My requirements were, it needs to be strong because you push pastels into paper, and I wanted it to be storable. I have too many hobby’s so I needed to be able to put this away when needed. And of course it needs to be inexpensive and materials easy to come by.

I found a plan on YouTube by The Frugal Artist. It looked like something easy to build, low cost and sturdy. But there was only plans, and he talks about what he did but there were not any pictures of the final product. I’m a person that loves pictures, so it a bummer I couldn’t see real pictures of this being made.

Now that I’ve made this easel, and used it (which works beautifully), I thought maybe I should share the details.

Many thanks to The Frugal Artist on YouTube! He has lots of other DIYS so check him out!

Step 1: Materials

I made my easel 20”x20”. You can make this any size you want however.

You’ll need:
(2) plywood sheets 20x20 I used 11/32” because that’s what I had laying around. I would suggest 3/8” as the smallest as a 1/4” isn’t thick enough and I don’t think would be as sturdy.
(3) 1x2x4
(3) Hinges (two for the plywood, one for the prop piece to hold it up).
Quarter round or some other wood that you can use as a stopper for the prop piece.
1 thinn piece of wood for pencil ledge ( I used a yard stick and cut it down)

Step 2: Cut the Wood!

Cut the 1x2’s to 20”

Step 3: Screw 20” 1x2’s to Each Board on the Bottom Edge.

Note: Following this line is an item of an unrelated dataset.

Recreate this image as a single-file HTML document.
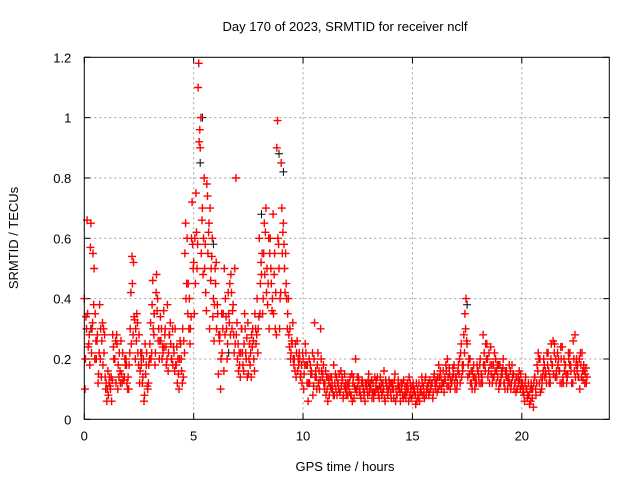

It will make sense in a minute, I promise!

Step 4: Screw Hinges Into Plywood

Screw hinges into the one of the plywood pieces on the backside of the 1x2.

Step 5: Add the Pencil Ledge

Place the pencil ledge flush with the 1x2, and so it hangs over the plywood piece, screw down.

Step 6: Add the Other Plywood to the The Hinge!

Place the other pice of plywood up against the other with the hinge with the 1x2 on the bottom and below the hinge and screw together.

Step 7: Cut the “prop” Wood.

This and the next step will take some customization based on what you like for angles. I cut my 1x2 approximately 16”. Screw the hinge into the 1x2 and then onto the plywood.

Step 8: Create Your Stops

I cut 3/4” square balsa wood into 4” strips and placed in various spots. You can use quarter round, but balsa was a bit less expensive , and only 2’ long versus quarter round which was 6’. Again this is based on your needs.

Step 9: Set Up and Start Painting!

Viola! You now have an inexpensive useful, strong easel that might have cost you about $20.